§ **RECORDS SUPPLIED**:
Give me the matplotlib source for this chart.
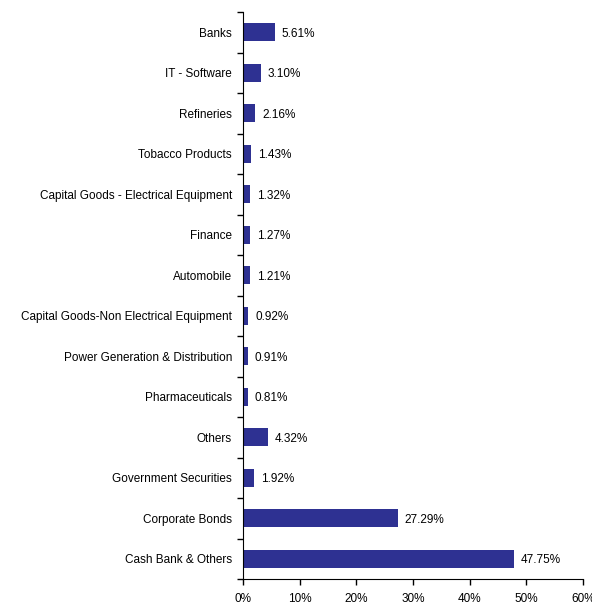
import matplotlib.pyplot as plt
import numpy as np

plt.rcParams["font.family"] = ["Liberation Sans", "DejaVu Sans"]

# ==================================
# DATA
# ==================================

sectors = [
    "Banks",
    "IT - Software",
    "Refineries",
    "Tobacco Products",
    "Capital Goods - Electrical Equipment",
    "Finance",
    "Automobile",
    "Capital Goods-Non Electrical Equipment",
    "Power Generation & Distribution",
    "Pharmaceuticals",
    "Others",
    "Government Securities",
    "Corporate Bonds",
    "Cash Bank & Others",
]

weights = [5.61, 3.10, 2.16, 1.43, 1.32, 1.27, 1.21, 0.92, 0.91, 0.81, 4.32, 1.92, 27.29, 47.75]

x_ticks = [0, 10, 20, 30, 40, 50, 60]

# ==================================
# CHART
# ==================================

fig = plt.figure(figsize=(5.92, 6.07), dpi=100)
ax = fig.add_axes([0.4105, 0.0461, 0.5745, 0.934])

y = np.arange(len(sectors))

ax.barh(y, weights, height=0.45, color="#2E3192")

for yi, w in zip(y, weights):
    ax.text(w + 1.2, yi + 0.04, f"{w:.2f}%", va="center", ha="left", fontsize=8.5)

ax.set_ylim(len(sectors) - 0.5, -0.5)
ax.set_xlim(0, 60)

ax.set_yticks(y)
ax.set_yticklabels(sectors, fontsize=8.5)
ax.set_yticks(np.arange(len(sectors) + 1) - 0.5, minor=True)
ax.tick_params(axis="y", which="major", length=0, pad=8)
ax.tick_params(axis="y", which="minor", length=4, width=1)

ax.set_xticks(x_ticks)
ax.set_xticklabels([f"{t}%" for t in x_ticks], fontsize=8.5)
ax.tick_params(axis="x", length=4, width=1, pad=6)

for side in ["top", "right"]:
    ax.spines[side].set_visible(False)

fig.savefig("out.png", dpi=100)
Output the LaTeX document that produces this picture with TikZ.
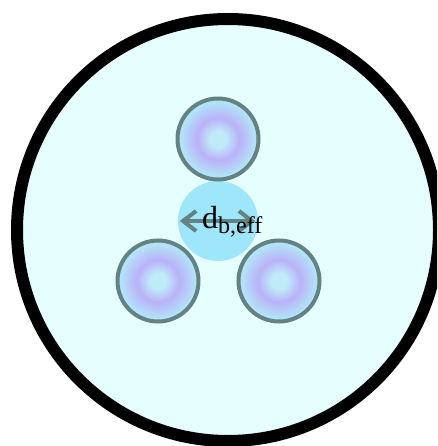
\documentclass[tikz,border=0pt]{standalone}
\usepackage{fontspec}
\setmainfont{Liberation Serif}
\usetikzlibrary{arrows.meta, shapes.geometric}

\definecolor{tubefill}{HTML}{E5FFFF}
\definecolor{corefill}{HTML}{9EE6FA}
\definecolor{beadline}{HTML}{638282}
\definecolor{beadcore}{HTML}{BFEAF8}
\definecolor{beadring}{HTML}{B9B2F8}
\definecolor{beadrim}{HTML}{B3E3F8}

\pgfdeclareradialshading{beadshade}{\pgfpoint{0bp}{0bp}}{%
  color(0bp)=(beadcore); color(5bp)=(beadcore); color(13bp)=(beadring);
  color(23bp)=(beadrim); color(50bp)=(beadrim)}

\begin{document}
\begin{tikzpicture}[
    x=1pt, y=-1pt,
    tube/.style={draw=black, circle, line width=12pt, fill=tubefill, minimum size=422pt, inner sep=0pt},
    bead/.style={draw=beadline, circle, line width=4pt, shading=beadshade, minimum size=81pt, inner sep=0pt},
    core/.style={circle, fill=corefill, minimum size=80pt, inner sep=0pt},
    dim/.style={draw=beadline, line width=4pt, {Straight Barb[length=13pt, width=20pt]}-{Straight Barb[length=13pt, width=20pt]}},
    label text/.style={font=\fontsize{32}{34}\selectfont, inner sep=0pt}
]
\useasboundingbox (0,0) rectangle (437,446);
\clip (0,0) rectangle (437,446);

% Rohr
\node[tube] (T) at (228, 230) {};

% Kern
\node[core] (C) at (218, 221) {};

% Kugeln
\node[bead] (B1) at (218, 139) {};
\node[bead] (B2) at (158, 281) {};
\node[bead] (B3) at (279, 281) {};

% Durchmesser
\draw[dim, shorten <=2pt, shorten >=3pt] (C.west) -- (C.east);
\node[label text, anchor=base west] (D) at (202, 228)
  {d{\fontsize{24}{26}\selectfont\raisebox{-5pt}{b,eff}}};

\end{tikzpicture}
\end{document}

§ **THE PROBLEM**: Leave the images out, please, and restate each line word for word.

§ **COMPLETE RESPONSE**:
Give me the matplotlib source for this chart.
import matplotlib.pyplot as plt
import numpy as np

plt.rcParams["font.family"] = ["Liberation Sans", "DejaVu Sans"]

# ==================================
# DATA
# ==================================

sectors = [
    "Banks",
    "IT - Software",
    "Refineries",
    "Tobacco Products",
    "Capital Goods - Electrical Equipment",
    "Finance",
    "Automobile",
    "Capital Goods-Non Electrical Equipment",
    "Power Generation & Distribution",
    "Pharmaceuticals",
    "Others",
    "Government Securities",
    "Corporate Bonds",
    "Cash Bank & Others",
]

weights = [5.61, 3.10, 2.16, 1.43, 1.32, 1.27, 1.21, 0.92, 0.91, 0.81, 4.32, 1.92, 27.29, 47.75]

x_ticks = [0, 10, 20, 30, 40, 50, 60]

# ==================================
# CHART
# ==================================

fig = plt.figure(figsize=(5.92, 6.07), dpi=100)
ax = fig.add_axes([0.4105, 0.0461, 0.5745, 0.934])

y = np.arange(len(sectors))

ax.barh(y, weights, height=0.45, color="#2E3192")

for yi, w in zip(y, weights):
    ax.text(w + 1.2, yi + 0.04, f"{w:.2f}%", va="center", ha="left", fontsize=8.5)

ax.set_ylim(len(sectors) - 0.5, -0.5)
ax.set_xlim(0, 60)

ax.set_yticks(y)
ax.set_yticklabels(sectors, fontsize=8.5)
ax.set_yticks(np.arange(len(sectors) + 1) - 0.5, minor=True)
ax.tick_params(axis="y", which="major", length=0, pad=8)
ax.tick_params(axis="y", which="minor", length=4, width=1)

ax.set_xticks(x_ticks)
ax.set_xticklabels([f"{t}%" for t in x_ticks], fontsize=8.5)
ax.tick_params(axis="x", length=4, width=1, pad=6)

for side in ["top", "right"]:
    ax.spines[side].set_visible(False)

fig.savefig("out.png", dpi=100)
Output the LaTeX document that produces this picture with TikZ.
\documentclass[tikz,border=0pt]{standalone}
\usepackage{fontspec}
\setmainfont{Liberation Serif}
\usetikzlibrary{arrows.meta, shapes.geometric}

\definecolor{tubefill}{HTML}{E5FFFF}
\definecolor{corefill}{HTML}{9EE6FA}
\definecolor{beadline}{HTML}{638282}
\definecolor{beadcore}{HTML}{BFEAF8}
\definecolor{beadring}{HTML}{B9B2F8}
\definecolor{beadrim}{HTML}{B3E3F8}

\pgfdeclareradialshading{beadshade}{\pgfpoint{0bp}{0bp}}{%
  color(0bp)=(beadcore); color(5bp)=(beadcore); color(13bp)=(beadring);
  color(23bp)=(beadrim); color(50bp)=(beadrim)}

\begin{document}
\begin{tikzpicture}[
    x=1pt, y=-1pt,
    tube/.style={draw=black, circle, line width=12pt, fill=tubefill, minimum size=422pt, inner sep=0pt},
    bead/.style={draw=beadline, circle, line width=4pt, shading=beadshade, minimum size=81pt, inner sep=0pt},
    core/.style={circle, fill=corefill, minimum size=80pt, inner sep=0pt},
    dim/.style={draw=beadline, line width=4pt, {Straight Barb[length=13pt, width=20pt]}-{Straight Barb[length=13pt, width=20pt]}},
    label text/.style={font=\fontsize{32}{34}\selectfont, inner sep=0pt}
]
\useasboundingbox (0,0) rectangle (437,446);
\clip (0,0) rectangle (437,446);

% Rohr
\node[tube] (T) at (228, 230) {};

% Kern
\node[core] (C) at (218, 221) {};

% Kugeln
\node[bead] (B1) at (218, 139) {};
\node[bead] (B2) at (158, 281) {};
\node[bead] (B3) at (279, 281) {};

% Durchmesser
\draw[dim, shorten <=2pt, shorten >=3pt] (C.west) -- (C.east);
\node[label text, anchor=base west] (D) at (202, 228)
  {d{\fontsize{24}{26}\selectfont\raisebox{-5pt}{b,eff}}};

\end{tikzpicture}
\end{document}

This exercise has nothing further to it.